Analysis of spontaneous and cortically evoked activity of striatal medium spiny neurons during the occurrence of L-DOPA-induced dyskinesias

Abstract

Parkinson's disease (PD) is a progressive neurodegenerative disorder that affects 1% of people over the age of 60. The primary motor symptoms of PD include resting tremor, slowness of movements, rigidity and postural instability. These symptoms result from the degeneration of the dopaminergic cells in the substantia nigra pars compacta (SNc). L-DOPA remains the gold standard treatment for PD. However, with repeated administration, L-DOPA can cause abnormal involuntary movements (e.g. L-DOPA-induced dyskinesia; LID) in 75-80% of PD patients. The striatum receives massive cortical excitatory inputs and is densely innervated by dopaminergic projections. The glutamatergic and dopaminergic information is integrated within the striatal medium spiny neurons (MSNs) and transmitted to the output nuclei of the basal ganglia, the internal portion of the globus pallidus and the substantia nigra pars reticulata (SNr). MSNs can project directly (dMSNs) or indirectly (iMSNs) to the output nuclei of basal ganglia. dMSNs express preferentially D1 dopaminergic receptors as well as the neuropeptides dynorphin and substance P. The iMSNs express mainly D2 dopaminergic receptors and the neuropeptide enkephalin.

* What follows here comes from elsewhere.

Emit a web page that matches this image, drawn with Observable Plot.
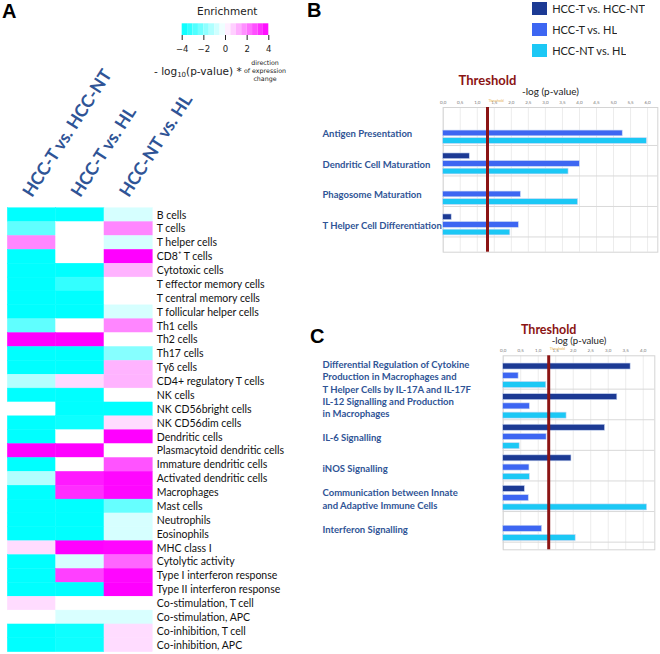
<!DOCTYPE html>
<html><head><meta charset="utf-8">
<script src="https://cdn.jsdelivr.net/npm/d3@7"></script>
<script src="https://cdn.jsdelivr.net/npm/@observablehq/plot@0.6"></script>
<style>
html,body{margin:0;padding:0;background:#fff;}
#root{position:relative;width:660px;height:654px;overflow:hidden;background:#fff;}
.abs{position:absolute;}
.panel{position:absolute;font-family:"Liberation Sans",Arial,sans-serif;font-weight:bold;font-size:20px;line-height:20px;color:#000;}
.txt{position:absolute;font-family:"DejaVu Sans",sans-serif;color:#222;white-space:nowrap;}
.lgb-swatch{margin-bottom:7px;}
</style></head><body><div id="root"></div>
<script>
// ---------- data ----------
const comparisons = ["HCC-T vs. HCC-NT", "HCC-T vs. HL", "HCC-NT vs. HL"];
const cellTypes = ["B cells","T cells","T helper cells","CD8\u207A T cells","Cytotoxic cells","T effector memory cells","T central memory cells","T follicular helper cells","Th1 cells","Th2 cells","Th17 cells","T\u03B3\u03B4 cells","CD4+ regulatory T cells","NK cells","NK CD56bright cells","NK CD56dim cells","Dendritic cells","Plasmacytoid dendritic cells","Immature dendritic cells","Activated dendritic cells","Macrophages","Mast cells","Neutrophils","Eosinophils","MHC class I","Cytolytic activity","Type I interferon response","Type II interferon response","Co-stimulation, T cell","Co-stimulation, APC","Co-inhibition, T cell","Co-inhibition, APC"];
const enrichT_NT  = [-4,-2.5,1.9,-4,-4,-4,-4,-4,-2.5,4,-4,-4,-1.2,-4,0,-4,-4,4,-4,-1.2,-4,-4,-4,-4,0.55,-4,-4,-4,0.55,0,-4,-4];
const enrichT_HL  = [-4,0,0,0,-4,-3.2,-4,-4,0,4,-4,-4,0.6,-4,-4,-3.8,0,4,0,3.6,3.3,-4,-4,-4,4,-0.65,3.0,-4,0,-0.6,-3.8,-3.8];
const enrichNT_HL = [-0.65,1.9,-0.65,4,1.2,0,0,-0.65,1.9,0,-1.9,1.2,1.2,0,-4,0.55,4,0,2.7,3.9,3.9,-2.4,-0.65,-0.65,3.9,2.4,3.9,4,0,-0.6,0.55,0.55];
const legendTicks = [-4, -2, 0, 2, 4];

const pathwaysB = ["Antigen Presentation","Dendritic Cell Maturation","Phagosome Maturation","T Helper Cell Differentiation"];
const bT_NT  = [null, 0.78, null, 0.25];
const bT_HL  = [5.27, 4.01, 2.28, 2.22];
const bNT_HL = [5.98, 3.68, 3.96, 1.97];
const ticksB = [0,0.5,1,1.5,2,2.5,3,3.5,4,4.5,5,5.5,6];

const pathwaysC = ["Differential Regulation of Cytokine\nProduction in Macrophages and\nT Helper Cells by IL-17A and IL-17F","IL-12 Signalling and Production\nin Macrophages","IL-6 Signalling","iNOS Signalling","Communication between Innate\nand Adaptive Immune Cells","Interferon Signalling"];
const cT_NT  = [3.64, 3.26, 2.91, 1.95, 0.62, null];
const cT_HL  = [0.44, 0.76, 1.24, 0.75, 0.73, 1.11];
const cNT_HL = [1.23, 1.81, 0.47, 0.76, 4.11, 2.07];
const ticksC = [0,0.5,1,1.5,2,2.5,3,3.5,4];
const threshold = 1.3;

// ---------- styles ----------
const seriesColors = ["#1c3a94", "#3d66f2", "#1cc8f5"];
const labelBlue = "#2f5496";
const darkRed = "#8b1414";
const heatColor = {type: "linear", domain: [-4, 0, 4], range: ["#00ffff", "#ffffff", "#ff00ff"], interpolate: "rgb", clamp: true};

const root = document.getElementById("root");
function place(el, left, top) {
  const d = document.createElement("div");
  d.className = "abs"; d.style.left = left + "px"; d.style.top = top + "px";
  d.appendChild(el); root.appendChild(d); return d;
}
function html(cls, left, top, inner, extra) {
  const d = document.createElement("div");
  d.className = cls; d.style.left = left + "px"; d.style.top = top + "px";
  d.innerHTML = inner; if (extra) Object.assign(d.style, extra);
  root.appendChild(d); return d;
}

// ---------- Panel A: heatmap ----------
const heat = cellTypes.flatMap((c, i) =>
  [enrichT_NT[i], enrichT_HL[i], enrichNT_HL[i]].map((v, j) => ({cell: c, comp: comparisons[j], v})));

const heatPlot = Plot.plot({
  width: 330, height: 654,
  marginLeft: 7.3, marginRight: 177.7, marginTop: 207.7, marginBottom: 2.3,
  style: {background: "transparent", overflow: "visible", fontFamily: "Lato", fontSize: "10.5px", color: "#111"},
  x: {domain: comparisons, padding: 0, round: false, axis: null},
  y: {domain: cellTypes, padding: 0, round: false, axis: "right", tickSize: 0, tickPadding: 4, label: null},
  color: heatColor,
  marks: [
    Plot.cell(heat, {x: "comp", y: "cell", fill: "v", inset: 0, stroke: "v", strokeWidth: 0.4}),
    Plot.text(comparisons, {x: d => d, text: d => d, frameAnchor: "top", dy: -10, rotate: -57,
      textAnchor: "start", lineAnchor: "bottom", fontSize: 17.5, fontWeight: "bold", fill: labelBlue, fontFamily: "Lato"})
  ]
});
place(heatPlot, 0, 0);

// colour bar legend
const steps = d3.range(-4, 4, 0.5);
const legendPlot = Plot.plot({
  width: 110, height: 60, marginLeft: 11.7, marginRight: 11.7, marginTop: 23.3, marginBottom: 25,
  style: {background: "transparent", overflow: "visible", fontFamily: "DejaVu Sans", fontSize: "8.5px", color: "#222"},
  x: {domain: [-4, 4], ticks: legendTicks, tickSize: 5, tickPadding: 5, label: null,
      tickFormat: d => d < 0 ? "\u2212" + (-d) : String(d)},
  color: heatColor,
  marks: [Plot.rect(steps, {x1: d => d, x2: d => d + 0.5, fill: d => d + 0.25})]
});
place(legendPlot, 170, 0);
html("txt", 197, 5, "Enrichment", {fontSize: "10.5px"});
html("txt", 154, 65, "- log<sub style='font-size:7px;vertical-align:-2px'>10</sub>(p-value) *", {fontSize: "10.5px"});
html("txt", 244, 59, "direction<br>of expression<br>change", {fontSize: "6.3px", lineHeight: "8px", textAlign: "center", width: "42px"});

// ---------- Panels B & C: bar charts ----------
function barPanel({pathways, s0, s1, s2, ticks, xMax, yDomain, off, pitch, h, labelY, labelDx, lineHeight,
                   width, height, mL, mR, mT, mB, thrDy, thrFont, axDy, axFont}) {
  const rows = pathways.flatMap((p, g) => [s0[g], s1[g], s2[g]].map((v, i) => ({g, i, v, series: comparisons[i]})))
    .filter(d => d.v != null);
  return Plot.plot({
    width, height, marginLeft: mL, marginRight: mR, marginTop: mT, marginBottom: mB,
    style: {background: "transparent", overflow: "visible", fontFamily: "Lato", fontSize: "4.5px", color: "#777"},
    x: {domain: [0, xMax], axis: "top", ticks, tickSize: 0, tickPadding: 4, label: null,
        tickFormat: d => d.toFixed(1).replace(".", ",")},
    y: {domain: yDomain, axis: null},
    color: {domain: comparisons, range: seriesColors},
    marks: [
      Plot.ruleX(ticks, {stroke: "#ececec", strokeWidth: 1}),
      Plot.ruleY(pathways.map((p, g) => g + 1), {stroke: "#d9d9d9", strokeWidth: 1}),
      Plot.frame({stroke: "#d4d4d4"}),
      Plot.rect(rows, {x1: 0, x2: "v", y1: d => d.g + off + d.i * pitch, y2: d => d.g + off + d.i * pitch + h,
        fill: "series", stroke: "#c9d6f2", strokeWidth: 0.6}),
      Plot.ruleX([threshold], {stroke: darkRed, strokeWidth: 3}),
      Plot.text([threshold], {x: d => d, text: () => "Threshold", frameAnchor: "top", lineAnchor: "middle", dy: thrDy,
        fontSize: thrFont, fontWeight: "bold", fill: darkRed}),
      Plot.text([threshold], {x: d => d, text: () => "Threshold", frameAnchor: "top", lineAnchor: "middle", dy: -6.5, dx: 1,
        textAnchor: "start", fontSize: 3.5, fill: "#e7b04a"}),
      Plot.text(["-log (p-value)"], {text: d => d, frameAnchor: "top", lineAnchor: "middle", dy: axDy, fontSize: axFont, fill: "#222"}),
      Plot.text(pathways, {y: (d, g) => g + labelY, text: d => d, frameAnchor: "left", dx: labelDx,
        textAnchor: "start", lineAnchor: "middle", lineHeight, fontSize: 9.5, fontWeight: "bold", fill: labelBlue})
    ]
  });
}

const plotB = barPanel({
  pathways: pathwaysB, s0: bT_NT, s1: bT_HL, s2: bNT_HL, ticks: ticksB, xMax: 6.3,
  yDomain: [4.5, -0.245], off: 0.262, pitch: 0.25, h: 0.187, labelY: 0.6, labelDx: -120.7, lineHeight: 1.3,
  width: 360, height: 200, mL: 142.7, mR: 2.7, mT: 47, mB: 8.3, thrDy: -26.3, thrFont: 13, axDy: -15.3, axFont: 10
});
place(plotB, 300, 60);

const plotC = barPanel({
  pathways: pathwaysC, s0: cT_NT, s1: cT_HL, s2: cNT_HL, ticks: ticksC, xMax: 4.33,
  yDomain: [6.25, -0.09], off: 0.163, pitch: 0.302, h: 0.196, labelY: 0.58, labelDx: -180.7, lineHeight: 1.3,
  width: 360, height: 260, mL: 202.7, mR: 5.7, mT: 55.3, mB: 10.7, thrDy: -26, thrFont: 12.5, axDy: -15, axFont: 9.6
});
place(plotC, 300, 300);

// series legend for B
const legB = Plot.legend({
  color: {type: "ordinal", domain: comparisons, range: seriesColors},
  columns: 1, swatchWidth: 15, swatchHeight: 13, className: "lgb",
  style: {fontFamily: "Lato", fontSize: "11px", color: "#222"}
});
place(legB, 531.7, 1.7);

// panel letters
html("panel", 2, 0.5, "A");
html("panel", 307, 0, "B");
html("panel", 310, 325.5, "C");
</script></body></html>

Models of PD propose that chronic L-DOPA exposure generates a hyperdopaminergia state that contributes to imbalance in the activity of striatal MSNs, generating hyperactivity of dMSNs and hypoactivity of iMSNs. This imbalance between MSN activity during the on-state of L-DOPA treatment would be responsible for the appearance of LID. Unfortunately, direct electrophysiological evidence is lacking. Using in vivo electrophysiological recordings of spontaneous and cortically evoked activity in the 6-hydroxydopamine(OHDA)-lesioned rat model of PD, our study seeks to characterize the physiology of dMSNs and iMSNs during the on-state of L-DOPA treatment in dyskinetic rats. Dissecting these two groups of neurons will be the first step in developing improved PD therapeutics.